> **Data excerpt**
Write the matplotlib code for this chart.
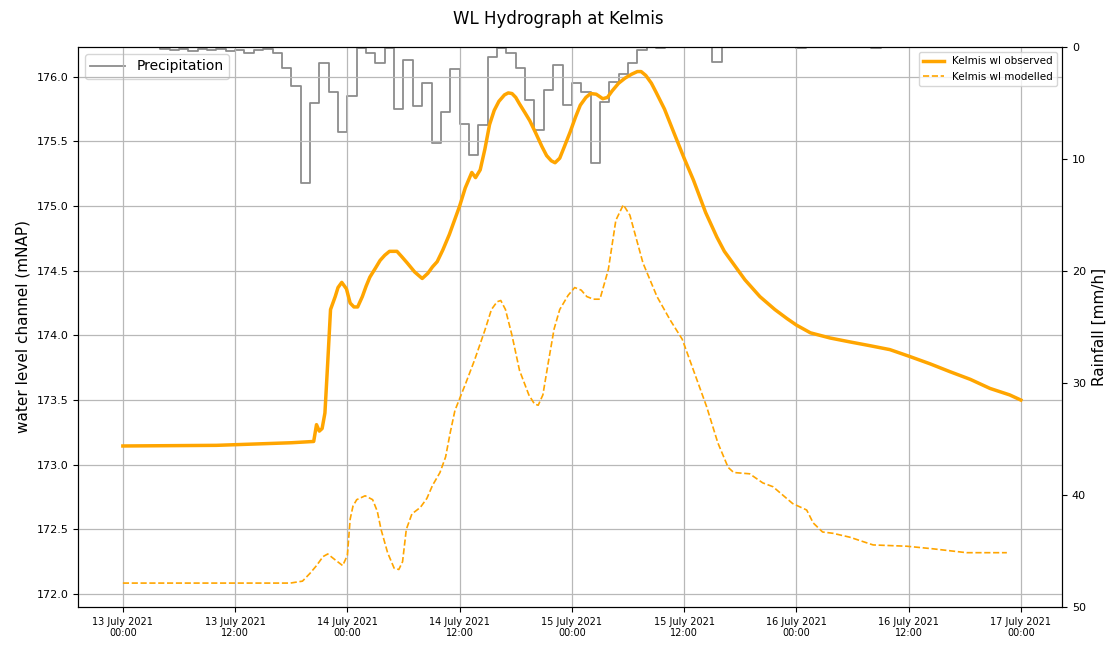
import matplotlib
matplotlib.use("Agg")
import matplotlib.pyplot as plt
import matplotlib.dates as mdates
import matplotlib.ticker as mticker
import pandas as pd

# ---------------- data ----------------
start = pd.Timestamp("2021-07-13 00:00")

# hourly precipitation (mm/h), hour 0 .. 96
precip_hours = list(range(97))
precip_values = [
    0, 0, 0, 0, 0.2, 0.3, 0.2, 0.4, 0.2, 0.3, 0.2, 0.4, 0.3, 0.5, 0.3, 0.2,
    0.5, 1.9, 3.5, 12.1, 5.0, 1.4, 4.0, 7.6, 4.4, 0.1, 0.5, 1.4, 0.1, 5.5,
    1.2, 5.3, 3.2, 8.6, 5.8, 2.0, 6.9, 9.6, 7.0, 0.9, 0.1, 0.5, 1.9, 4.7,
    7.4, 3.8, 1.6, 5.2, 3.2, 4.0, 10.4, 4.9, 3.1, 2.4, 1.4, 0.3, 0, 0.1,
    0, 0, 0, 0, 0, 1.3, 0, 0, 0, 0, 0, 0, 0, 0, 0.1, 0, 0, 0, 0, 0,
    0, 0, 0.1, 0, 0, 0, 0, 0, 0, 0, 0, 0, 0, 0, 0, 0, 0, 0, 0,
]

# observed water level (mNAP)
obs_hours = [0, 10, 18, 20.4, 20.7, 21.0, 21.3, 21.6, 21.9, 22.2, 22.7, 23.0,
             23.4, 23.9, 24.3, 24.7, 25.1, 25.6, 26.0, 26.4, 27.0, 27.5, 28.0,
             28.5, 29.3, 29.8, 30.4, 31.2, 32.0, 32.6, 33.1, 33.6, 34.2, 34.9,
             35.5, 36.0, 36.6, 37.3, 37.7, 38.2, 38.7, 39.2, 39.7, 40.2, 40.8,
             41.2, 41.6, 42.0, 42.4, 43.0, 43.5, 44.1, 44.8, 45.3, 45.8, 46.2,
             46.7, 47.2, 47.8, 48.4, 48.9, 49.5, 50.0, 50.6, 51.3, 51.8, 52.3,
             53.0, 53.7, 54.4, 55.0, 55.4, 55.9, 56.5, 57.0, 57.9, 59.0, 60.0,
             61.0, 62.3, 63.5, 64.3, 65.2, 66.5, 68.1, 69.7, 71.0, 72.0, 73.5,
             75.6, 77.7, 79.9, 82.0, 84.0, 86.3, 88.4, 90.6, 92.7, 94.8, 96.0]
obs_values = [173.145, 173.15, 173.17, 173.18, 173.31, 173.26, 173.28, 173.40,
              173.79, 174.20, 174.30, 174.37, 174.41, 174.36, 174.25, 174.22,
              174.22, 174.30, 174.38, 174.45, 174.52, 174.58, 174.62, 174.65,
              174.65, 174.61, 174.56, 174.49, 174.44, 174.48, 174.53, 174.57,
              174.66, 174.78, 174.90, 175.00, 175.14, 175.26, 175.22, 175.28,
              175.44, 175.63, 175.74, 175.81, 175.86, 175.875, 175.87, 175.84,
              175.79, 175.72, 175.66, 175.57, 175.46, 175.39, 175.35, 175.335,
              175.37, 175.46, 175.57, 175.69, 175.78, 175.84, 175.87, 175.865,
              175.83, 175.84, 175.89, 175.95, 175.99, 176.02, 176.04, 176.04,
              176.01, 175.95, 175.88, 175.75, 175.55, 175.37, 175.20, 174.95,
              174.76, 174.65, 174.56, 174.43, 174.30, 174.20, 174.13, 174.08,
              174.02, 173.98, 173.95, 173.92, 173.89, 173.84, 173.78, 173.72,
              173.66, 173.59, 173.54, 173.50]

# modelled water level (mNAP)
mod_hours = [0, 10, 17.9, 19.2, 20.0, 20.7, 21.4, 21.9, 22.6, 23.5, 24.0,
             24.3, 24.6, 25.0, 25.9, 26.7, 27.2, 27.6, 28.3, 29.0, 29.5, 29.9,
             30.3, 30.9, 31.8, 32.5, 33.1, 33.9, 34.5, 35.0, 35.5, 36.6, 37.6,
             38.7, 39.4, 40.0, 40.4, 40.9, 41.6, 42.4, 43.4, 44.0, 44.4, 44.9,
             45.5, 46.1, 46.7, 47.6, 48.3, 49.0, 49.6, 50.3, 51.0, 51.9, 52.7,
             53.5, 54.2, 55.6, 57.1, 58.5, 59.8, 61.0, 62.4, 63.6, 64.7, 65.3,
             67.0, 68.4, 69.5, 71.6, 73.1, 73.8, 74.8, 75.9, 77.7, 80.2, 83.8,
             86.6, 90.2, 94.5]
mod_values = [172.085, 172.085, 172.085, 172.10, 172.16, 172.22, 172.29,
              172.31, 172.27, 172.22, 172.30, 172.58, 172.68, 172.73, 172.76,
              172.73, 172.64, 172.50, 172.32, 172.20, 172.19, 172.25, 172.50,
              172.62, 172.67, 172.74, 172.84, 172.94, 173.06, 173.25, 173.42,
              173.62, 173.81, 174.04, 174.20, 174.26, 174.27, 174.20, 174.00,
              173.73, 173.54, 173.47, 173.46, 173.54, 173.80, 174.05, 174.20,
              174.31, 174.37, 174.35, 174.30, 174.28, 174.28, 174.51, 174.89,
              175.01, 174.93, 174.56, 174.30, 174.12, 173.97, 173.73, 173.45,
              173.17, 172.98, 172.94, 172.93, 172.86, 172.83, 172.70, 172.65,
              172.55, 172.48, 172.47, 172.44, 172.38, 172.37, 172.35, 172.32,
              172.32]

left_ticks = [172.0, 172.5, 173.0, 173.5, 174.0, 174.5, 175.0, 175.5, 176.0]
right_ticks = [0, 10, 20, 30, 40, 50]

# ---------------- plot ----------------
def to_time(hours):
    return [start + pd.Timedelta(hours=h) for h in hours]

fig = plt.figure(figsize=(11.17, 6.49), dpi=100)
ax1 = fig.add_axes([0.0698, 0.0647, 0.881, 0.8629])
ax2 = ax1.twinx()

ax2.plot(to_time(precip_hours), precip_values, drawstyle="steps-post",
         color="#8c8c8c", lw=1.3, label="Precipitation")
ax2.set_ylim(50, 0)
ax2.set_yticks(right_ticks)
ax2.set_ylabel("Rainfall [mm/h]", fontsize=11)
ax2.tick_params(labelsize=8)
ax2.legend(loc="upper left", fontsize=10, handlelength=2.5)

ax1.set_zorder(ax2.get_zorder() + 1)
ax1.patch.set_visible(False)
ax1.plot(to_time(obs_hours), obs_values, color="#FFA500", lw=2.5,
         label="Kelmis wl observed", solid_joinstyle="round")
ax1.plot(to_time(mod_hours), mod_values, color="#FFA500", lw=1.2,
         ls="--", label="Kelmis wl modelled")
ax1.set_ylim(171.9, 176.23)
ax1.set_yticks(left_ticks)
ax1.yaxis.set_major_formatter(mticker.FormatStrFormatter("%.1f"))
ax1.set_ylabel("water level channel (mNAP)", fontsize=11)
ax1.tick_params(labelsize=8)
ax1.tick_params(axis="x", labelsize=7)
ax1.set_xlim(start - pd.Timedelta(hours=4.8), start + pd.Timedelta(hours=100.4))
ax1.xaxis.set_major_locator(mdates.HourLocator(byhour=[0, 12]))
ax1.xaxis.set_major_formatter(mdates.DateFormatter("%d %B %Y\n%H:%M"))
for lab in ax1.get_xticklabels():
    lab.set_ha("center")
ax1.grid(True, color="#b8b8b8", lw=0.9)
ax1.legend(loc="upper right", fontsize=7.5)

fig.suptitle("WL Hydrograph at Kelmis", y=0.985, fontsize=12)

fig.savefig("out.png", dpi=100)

> **Your task**
Copy the listing over exactly, skipping the pictures it holds.

> **Response below**
Write the matplotlib code for this chart.
import matplotlib
matplotlib.use("Agg")
import matplotlib.pyplot as plt
import matplotlib.dates as mdates
import matplotlib.ticker as mticker
import pandas as pd

# ---------------- data ----------------
start = pd.Timestamp("2021-07-13 00:00")

# hourly precipitation (mm/h), hour 0 .. 96
precip_hours = list(range(97))
precip_values = [
    0, 0, 0, 0, 0.2, 0.3, 0.2, 0.4, 0.2, 0.3, 0.2, 0.4, 0.3, 0.5, 0.3, 0.2,
    0.5, 1.9, 3.5, 12.1, 5.0, 1.4, 4.0, 7.6, 4.4, 0.1, 0.5, 1.4, 0.1, 5.5,
    1.2, 5.3, 3.2, 8.6, 5.8, 2.0, 6.9, 9.6, 7.0, 0.9, 0.1, 0.5, 1.9, 4.7,
    7.4, 3.8, 1.6, 5.2, 3.2, 4.0, 10.4, 4.9, 3.1, 2.4, 1.4, 0.3, 0, 0.1,
    0, 0, 0, 0, 0, 1.3, 0, 0, 0, 0, 0, 0, 0, 0, 0.1, 0, 0, 0, 0, 0,
    0, 0, 0.1, 0, 0, 0, 0, 0, 0, 0, 0, 0, 0, 0, 0, 0, 0, 0, 0,
]

# observed water level (mNAP)
obs_hours = [0, 10, 18, 20.4, 20.7, 21.0, 21.3, 21.6, 21.9, 22.2, 22.7, 23.0,
             23.4, 23.9, 24.3, 24.7, 25.1, 25.6, 26.0, 26.4, 27.0, 27.5, 28.0,
             28.5, 29.3, 29.8, 30.4, 31.2, 32.0, 32.6, 33.1, 33.6, 34.2, 34.9,
             35.5, 36.0, 36.6, 37.3, 37.7, 38.2, 38.7, 39.2, 39.7, 40.2, 40.8,
             41.2, 41.6, 42.0, 42.4, 43.0, 43.5, 44.1, 44.8, 45.3, 45.8, 46.2,
             46.7, 47.2, 47.8, 48.4, 48.9, 49.5, 50.0, 50.6, 51.3, 51.8, 52.3,
             53.0, 53.7, 54.4, 55.0, 55.4, 55.9, 56.5, 57.0, 57.9, 59.0, 60.0,
             61.0, 62.3, 63.5, 64.3, 65.2, 66.5, 68.1, 69.7, 71.0, 72.0, 73.5,
             75.6, 77.7, 79.9, 82.0, 84.0, 86.3, 88.4, 90.6, 92.7, 94.8, 96.0]
obs_values = [173.145, 173.15, 173.17, 173.18, 173.31, 173.26, 173.28, 173.40,
              173.79, 174.20, 174.30, 174.37, 174.41, 174.36, 174.25, 174.22,
              174.22, 174.30, 174.38, 174.45, 174.52, 174.58, 174.62, 174.65,
              174.65, 174.61, 174.56, 174.49, 174.44, 174.48, 174.53, 174.57,
              174.66, 174.78, 174.90, 175.00, 175.14, 175.26, 175.22, 175.28,
              175.44, 175.63, 175.74, 175.81, 175.86, 175.875, 175.87, 175.84,
              175.79, 175.72, 175.66, 175.57, 175.46, 175.39, 175.35, 175.335,
              175.37, 175.46, 175.57, 175.69, 175.78, 175.84, 175.87, 175.865,
              175.83, 175.84, 175.89, 175.95, 175.99, 176.02, 176.04, 176.04,
              176.01, 175.95, 175.88, 175.75, 175.55, 175.37, 175.20, 174.95,
              174.76, 174.65, 174.56, 174.43, 174.30, 174.20, 174.13, 174.08,
              174.02, 173.98, 173.95, 173.92, 173.89, 173.84, 173.78, 173.72,
              173.66, 173.59, 173.54, 173.50]

# modelled water level (mNAP)
mod_hours = [0, 10, 17.9, 19.2, 20.0, 20.7, 21.4, 21.9, 22.6, 23.5, 24.0,
             24.3, 24.6, 25.0, 25.9, 26.7, 27.2, 27.6, 28.3, 29.0, 29.5, 29.9,
             30.3, 30.9, 31.8, 32.5, 33.1, 33.9, 34.5, 35.0, 35.5, 36.6, 37.6,
             38.7, 39.4, 40.0, 40.4, 40.9, 41.6, 42.4, 43.4, 44.0, 44.4, 44.9,
             45.5, 46.1, 46.7, 47.6, 48.3, 49.0, 49.6, 50.3, 51.0, 51.9, 52.7,
             53.5, 54.2, 55.6, 57.1, 58.5, 59.8, 61.0, 62.4, 63.6, 64.7, 65.3,
             67.0, 68.4, 69.5, 71.6, 73.1, 73.8, 74.8, 75.9, 77.7, 80.2, 83.8,
             86.6, 90.2, 94.5]
mod_values = [172.085, 172.085, 172.085, 172.10, 172.16, 172.22, 172.29,
              172.31, 172.27, 172.22, 172.30, 172.58, 172.68, 172.73, 172.76,
              172.73, 172.64, 172.50, 172.32, 172.20, 172.19, 172.25, 172.50,
              172.62, 172.67, 172.74, 172.84, 172.94, 173.06, 173.25, 173.42,
              173.62, 173.81, 174.04, 174.20, 174.26, 174.27, 174.20, 174.00,
              173.73, 173.54, 173.47, 173.46, 173.54, 173.80, 174.05, 174.20,
              174.31, 174.37, 174.35, 174.30, 174.28, 174.28, 174.51, 174.89,
              175.01, 174.93, 174.56, 174.30, 174.12, 173.97, 173.73, 173.45,
              173.17, 172.98, 172.94, 172.93, 172.86, 172.83, 172.70, 172.65,
              172.55, 172.48, 172.47, 172.44, 172.38, 172.37, 172.35, 172.32,
              172.32]

left_ticks = [172.0, 172.5, 173.0, 173.5, 174.0, 174.5, 175.0, 175.5, 176.0]
right_ticks = [0, 10, 20, 30, 40, 50]

# ---------------- plot ----------------
def to_time(hours):
    return [start + pd.Timedelta(hours=h) for h in hours]

fig = plt.figure(figsize=(11.17, 6.49), dpi=100)
ax1 = fig.add_axes([0.0698, 0.0647, 0.881, 0.8629])
ax2 = ax1.twinx()

ax2.plot(to_time(precip_hours), precip_values, drawstyle="steps-post",
         color="#8c8c8c", lw=1.3, label="Precipitation")
ax2.set_ylim(50, 0)
ax2.set_yticks(right_ticks)
ax2.set_ylabel("Rainfall [mm/h]", fontsize=11)
ax2.tick_params(labelsize=8)
ax2.legend(loc="upper left", fontsize=10, handlelength=2.5)

ax1.set_zorder(ax2.get_zorder() + 1)
ax1.patch.set_visible(False)
ax1.plot(to_time(obs_hours), obs_values, color="#FFA500", lw=2.5,
         label="Kelmis wl observed", solid_joinstyle="round")
ax1.plot(to_time(mod_hours), mod_values, color="#FFA500", lw=1.2,
         ls="--", label="Kelmis wl modelled")
ax1.set_ylim(171.9, 176.23)
ax1.set_yticks(left_ticks)
ax1.yaxis.set_major_formatter(mticker.FormatStrFormatter("%.1f"))
ax1.set_ylabel("water level channel (mNAP)", fontsize=11)
ax1.tick_params(labelsize=8)
ax1.tick_params(axis="x", labelsize=7)
ax1.set_xlim(start - pd.Timedelta(hours=4.8), start + pd.Timedelta(hours=100.4))
ax1.xaxis.set_major_locator(mdates.HourLocator(byhour=[0, 12]))
ax1.xaxis.set_major_formatter(mdates.DateFormatter("%d %B %Y\n%H:%M"))
for lab in ax1.get_xticklabels():
    lab.set_ha("center")
ax1.grid(True, color="#b8b8b8", lw=0.9)
ax1.legend(loc="upper right", fontsize=7.5)

fig.suptitle("WL Hydrograph at Kelmis", y=0.985, fontsize=12)

fig.savefig("out.png", dpi=100)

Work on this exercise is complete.